Tuesday, April 06, 2010

The Onesie Dress

This is Emily's Easter dress that I made for her last week. You can click on the picture to make it really big. I wasn't going to make an Easter dress (Melissa had purchased a really cute one already), but I saw this bunny and egg fabric on clearance at Hancock's and bought some for next year. But at the last minute I decided to add a 1/4 yard to the purchase and make a Onesie dress. I bought the contrasting fabric at JoAnn's. I found the idea for the dress at Lila Tueller Designs. She uses elastic thread wound on the bobbin and I tried, really, really tried to make it work for me. But it didn't. So here is what I did instead:

I used Lila Tueller's length measurement for the skirt and made my strip of bunny fabric and the two contrast fabrics. I used the full width of the fabrics. I cut a strip of the peach fabric twice as long as I wanted the band to be and then ironed it wrong sides together--look Ma: no hem! I sewed the peach fabric strip to the bunny fabris wrong sides together and then ironed the seam towards the peach. The green strip I ran through my bias maker even though it wasn't cut on the bias. This folded the two edges into the center (if you don't have a bias maker you can of course iron it and burn your fingers while you're at it ;). I then laid the green strip over the seam and edge stitched it in place. Then I narrow hemmed the top of the bunny fabric. Then the side seam. I was going to French seam it but it's really hard to French seam over the bulk of the bands. So I just serged it.

Using your seam as one side seam fold the skirt in half and mark that point, fold it half again and mark your center front and center back. Now we're going to gather: Ordinarily you would do your gathering stitch with the right side of the item facing up since you'd be pulling the threads on the wrong side. We'll be pulling the threads on the right side side so sew your gathers with the right side of the fabric down. I gathered at 1/4" and again at about 5/8". Stop your sewing at each side seam, and then start over. It will be so much easier to gather with only having to pull your threads this shorter distance.

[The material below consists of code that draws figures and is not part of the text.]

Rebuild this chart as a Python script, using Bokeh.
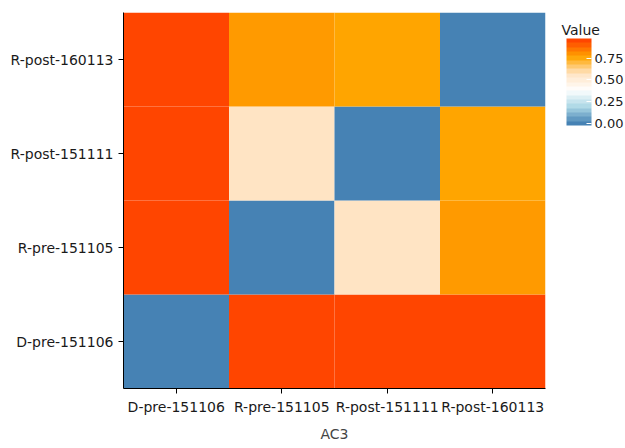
from bokeh.plotting import figure
from bokeh.models import (LinearColorMapper, ColorBar, ColumnDataSource, FixedTicker,
                          PrintfTickFormatter, Label)
from bokeh.embed import file_html
from bokeh.resources import INLINE

samples = ["D-pre-151106", "R-pre-151105", "R-post-151111", "R-post-160113"]
# rows: y sample (bottom to top), columns: x sample
values = [
    [0.00, 0.95, 0.95, 0.95],  # D-pre-151106
    [0.95, 0.00, 0.57, 0.78],  # R-pre-151105
    [0.95, 0.57, 0.00, 0.76],  # R-post-151111
    [0.95, 0.78, 0.76, 0.00],  # R-post-160113
]
colorbar_ticks = [0.0, 0.25, 0.5, 0.75]
value_min, value_max = 0.0, 0.95

anchors = ["#4682B4", "#ADD8E6", "#FFFFFF", "#FFE4C4", "#FFA500", "#FF4500"]


def hex2rgb(h):
    h = h.lstrip("#")
    return [int(h[i:i + 2], 16) for i in (0, 2, 4)]


RGBS = [hex2rgb(c) for c in anchors]


def color_at(t):
    segs = len(RGBS) - 1
    t = min(max(t, 0.0), 1.0) * segs
    i = min(int(t), segs - 1)
    f = t - i
    c = [round(RGBS[i][j] + (RGBS[i + 1][j] - RGBS[i][j]) * f) for j in range(3)]
    return "#%02x%02x%02x" % tuple(c)


palette = [color_at(k / 255) for k in range(256)]
nbin = 20
bar_palette = [color_at(k / (nbin - 1)) for k in range(nbin)]

xs, ys, vs = [], [], []
for i, yname in enumerate(samples):
    for j, xname in enumerate(samples):
        xs.append(xname)
        ys.append(yname)
        vs.append(values[i][j])
src = ColumnDataSource(dict(x=xs, y=ys, v=vs))

mapper = LinearColorMapper(palette=palette, low=value_min, high=value_max)
# the legend bar is drawn as 20 bins centred on evenly spaced values
half_bin = (value_max - value_min) / (nbin - 1) / 2
bar_mapper = LinearColorMapper(palette=bar_palette, low=value_min - half_bin, high=value_max + half_bin)

p = figure(width=625, height=448, x_range=samples, y_range=samples,
           output_backend="svg", toolbar_location=None,
           min_border_left=123, min_border_right=80, min_border_top=12, min_border_bottom=60)
p.rect(x="x", y="y", width=1, height=1, source=src,
       fill_color={"field": "v", "transform": mapper}, line_color=None)

p.grid.visible = False
p.outline_line_color = None
font = "DejaVu Sans"
for ax in (p.xaxis[0], p.yaxis[0]):
    ax.axis_line_color = "black"
    ax.major_tick_line_color = "black"
    ax.major_tick_out = 5
    ax.major_tick_in = 0
    ax.minor_tick_line_color = None
    ax.major_label_text_font = font
    ax.major_label_text_font_size = "14px"
    ax.major_label_text_color = "#1a1a1a"
    ax.major_label_standoff = 5
p.xaxis.axis_label = "AC3"
p.xaxis.axis_label_text_font = font
p.xaxis.axis_label_text_font_size = "14px"
p.xaxis.axis_label_text_font_style = "normal"
p.xaxis.axis_label_standoff = 8

cb = ColorBar(color_mapper=bar_mapper, ticker=FixedTicker(ticks=colorbar_ticks),
              formatter=PrintfTickFormatter(format="%.2f"),
              orientation="vertical", title=None,
              width=25, height=87,
              major_label_text_font=font, major_label_text_font_size="13px",
              major_label_text_color="#1a1a1a",
              major_tick_line_color="white", major_tick_in=5, major_tick_out=0,
              bar_line_color=None, border_line_color=None, background_fill_alpha=0,
              padding=0, margin=0, label_standoff=3, location=(443, 263))
p.add_layout(cb, "center")

title = Label(x=16, y=351, x_units="screen", y_units="screen", text="Value",
              text_font=font, text_font_size="14px", text_color="#1a1a1a",
              text_baseline="bottom", text_align="left")
p.add_layout(title, "right")

open("out.html", "w").write(file_html(p, INLINE))
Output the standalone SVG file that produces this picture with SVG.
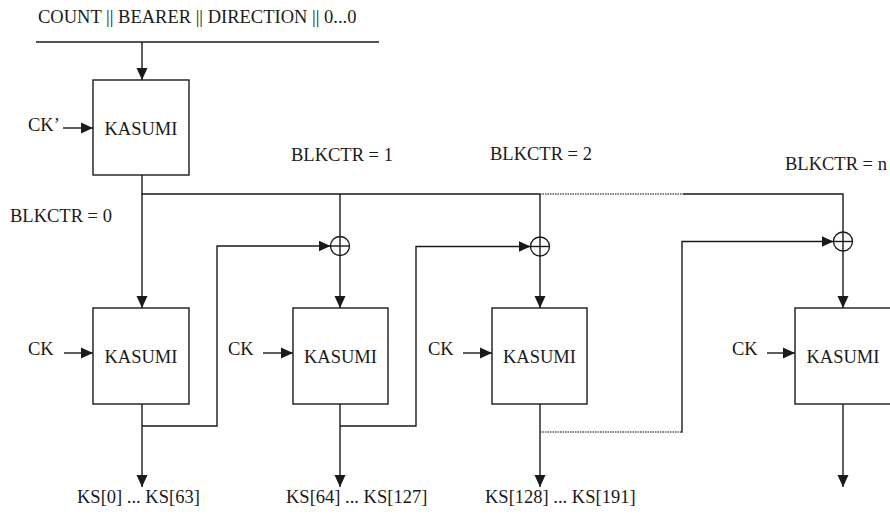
<svg xmlns="http://www.w3.org/2000/svg" width="890" height="514" viewBox="0 0 890 514">
<style>
text{font-family:'Liberation Serif','Times New Roman','DejaVu Serif',serif;font-size:18.5px;fill:#1a1a1a}
.c{text-anchor:middle}
.ln{stroke:#1a1a1a;stroke-width:1.4;fill:none}
.dt{stroke:#555;stroke-width:1.4;fill:none;stroke-dasharray:1.5 1}
.bx{stroke:#1a1a1a;stroke-width:1.4;fill:#fff}
.x{stroke:#1a1a1a;stroke-width:1.3;fill:#fff}
</style>
<defs>
<marker id="ah" markerWidth="12" markerHeight="12" viewBox="0 0 12 12" refX="12" refY="6" orient="auto" markerUnits="userSpaceOnUse">
<path d="M0,0.5 L12,6 L0,11.5 Z" fill="#1a1a1a"/>
</marker>
</defs>
<rect width="890" height="514" fill="#fff"/>
<g id="connectors">
<line class="ln" x1="36" y1="42" x2="379" y2="42"/>
<line class="ln" x1="142" y1="42" x2="142" y2="80" marker-end="url(#ah)"/>
<line class="ln" x1="63" y1="128" x2="93" y2="128" marker-end="url(#ah)"/>
<polyline class="ln" points="142,175 142,194 540,194"/>
<line class="dt" x1="540" y1="194" x2="683" y2="194"/>
<polyline class="ln" points="683,194 843,194 843,232"/>
<line class="ln" x1="142" y1="194" x2="142" y2="308" marker-end="url(#ah)"/>
<line class="ln" x1="340" y1="194" x2="340" y2="236"/>
<line class="ln" x1="340" y1="255" x2="340" y2="308" marker-end="url(#ah)"/>
<line class="ln" x1="540" y1="194" x2="540" y2="237"/>
<line class="ln" x1="540" y1="256" x2="540" y2="308" marker-end="url(#ah)"/>
<line class="ln" x1="843" y1="251" x2="843" y2="308" marker-end="url(#ah)"/>
<line class="ln" x1="64" y1="353" x2="93" y2="353" marker-end="url(#ah)"/>
<line class="ln" x1="263" y1="353" x2="293" y2="353" marker-end="url(#ah)"/>
<line class="ln" x1="463" y1="353" x2="492" y2="353" marker-end="url(#ah)"/>
<line class="ln" x1="767" y1="353" x2="795" y2="353" marker-end="url(#ah)"/>
<line class="ln" x1="142" y1="404" x2="142" y2="487" marker-end="url(#ah)"/>
<line class="ln" x1="340" y1="404" x2="340" y2="487" marker-end="url(#ah)"/>
<line class="ln" x1="540" y1="404" x2="540" y2="487" marker-end="url(#ah)"/>
<line class="ln" x1="843" y1="404" x2="843" y2="487" marker-end="url(#ah)"/>
<polyline class="ln" points="142,426 217,426 217,246 330.5,246" marker-end="url(#ah)"/>
<polyline class="ln" points="340,426 416,426 416,246.5 530.5,246.5" marker-end="url(#ah)"/>
<line class="dt" x1="540" y1="432" x2="682" y2="432"/>
<polyline class="ln" points="682,432.7 682,241.5 833.5,241.5" marker-end="url(#ah)"/>
</g>
<g id="xor1"><circle class="x" cx="340" cy="246" r="9.5"/><line class="ln" x1="330.5" y1="246" x2="349.5" y2="246"/><line class="ln" x1="340" y1="236.5" x2="340" y2="255.5"/></g>
<g id="xor2"><circle class="x" cx="540" cy="246.5" r="9.5"/><line class="ln" x1="530.5" y1="246.5" x2="549.5" y2="246.5"/><line class="ln" x1="540" y1="237" x2="540" y2="256"/></g>
<g id="xorn"><circle class="x" cx="843" cy="241.5" r="9.5"/><line class="ln" x1="833.5" y1="241.5" x2="852.5" y2="241.5"/><line class="ln" x1="843" y1="232" x2="843" y2="251"/></g>
<g id="kasumi0"><rect class="bx" x="93" y="80" width="96" height="95"/><text class="c" x="141" y="135">KASUMI</text></g>
<g id="kasumi1"><rect class="bx" x="93" y="308" width="96" height="96"/><text class="c" x="141" y="363">KASUMI</text></g>
<g id="kasumi2"><rect class="bx" x="293" y="308" width="95" height="96"/><text class="c" x="340.5" y="363">KASUMI</text></g>
<g id="kasumi3"><rect class="bx" x="492" y="308" width="95" height="96"/><text class="c" x="539.5" y="363">KASUMI</text></g>
<g id="kasumin"><rect class="bx" x="795" y="308" width="96" height="96"/><text class="c" x="843" y="363">KASUMI</text></g>
<g id="labels">
<text x="38" y="23">COUNT || BEARER || DIRECTION || 0...0</text>
<text x="28" y="131">CK’</text>
<text x="291" y="161">BLKCTR = 1</text>
<text x="490" y="160">BLKCTR = 2</text>
<text x="785" y="170">BLKCTR = n</text>
<text x="10" y="222">BLKCTR = 0</text>
<text x="28" y="355">CK</text>
<text x="228" y="355">CK</text>
<text x="428" y="355">CK</text>
<text x="732" y="355">CK</text>
<text x="77" y="503">KS[0] ... KS[63]</text>
<text x="286" y="503">KS[64] ... KS[127]</text>
<text x="485" y="503">KS[128] ... KS[191]</text>
</g>
</svg>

Now for the onesie: Mark a line under the armholes--I did it about 1/4-1/2" away. That's going to be the sewing line you're aiming for. Mark the center front and center back of the onesie. And here comes the part where you really need to be careful so you don't have to unpick the skirt (I learned this the hard way). Pin the skirt to the onesie matching your markings. Now follow that "line" down the skirt and the onesie and pin the skirt to the onesie there also in a few more spots. This will help keep the onesie from creeping up into the stitching line and ending up with lots of the body in the wrong place. Pull up the gathering threads to size and pin, pin, pin, pin. You can't have too many pins.

Now set your machine for a narrow and fairly long zig zag stitch so that the fabric will have some stretch. Slip your onesie over the arm of your machine and carefully sew between the gathering threads. Remove your gathering threads and you're done! Easy Peasy.

The flower is just a strip of fabric folded in half and then the raw edges were handsewn to gather. I then sewed a button in the center to hid the raw edges. Since raw edged flowers are so popular it would be really fun to gather the folded edge and then you wouldn't need the button. The leaf was a circle cut free hand. Then it was folded in half and pressed. Then the folded edges were folded to meet in the center, this makes a tear drop shape. Gather the rounded edge and you've got your leaf. Or just go buy a matching flower.

One of Lila Tueller's variations uses fat quarters. Fat quarters are on sale for 99 cents each at JoAnn's April 11-17 for their Daffodil Dash Sale. Also keep a look out at quilting shops; they often run specials on fat quarters--like buy five get one free. And guess what? Lila recommends six fat quarters for her design.

The matching shoes are from a pattern I purchased at The Material Girls Quilt Shop. They were a lot of fun.

I found "imitation" onesies at Dollar Tree for, you guessed it, one dollar. Keep in mind they run really small and shrink up even more. This dress is so easy and fun to make that you don't need to worry about the durability of the outfit since you won't have a lot of time invested in the creating. Plus babies outgrow things at an alarming rate. For which I'm really thankful for because that means more sewing! The 6-9 month size shrank up to (Gerber/Carters) newborn size. I've purchased a pack of Carters onesies and am going to try dyeing a couple of them.

It can't be said enough: Prewash everything. If it's going to be a gift, subject the "raw" materials to the worst laundering you can imagine. Like hot water and a hot dryer.

Now go forth and create and email me your take on the design.


Blogger L3 said...

I think I can do it! I won't have to ask you to. I think the directions made perfect sense. I just need to get a bias maker. What kind do you have and where can I find it?
I will MAKE someone take me to JoAnn's for fat quarters this weekend.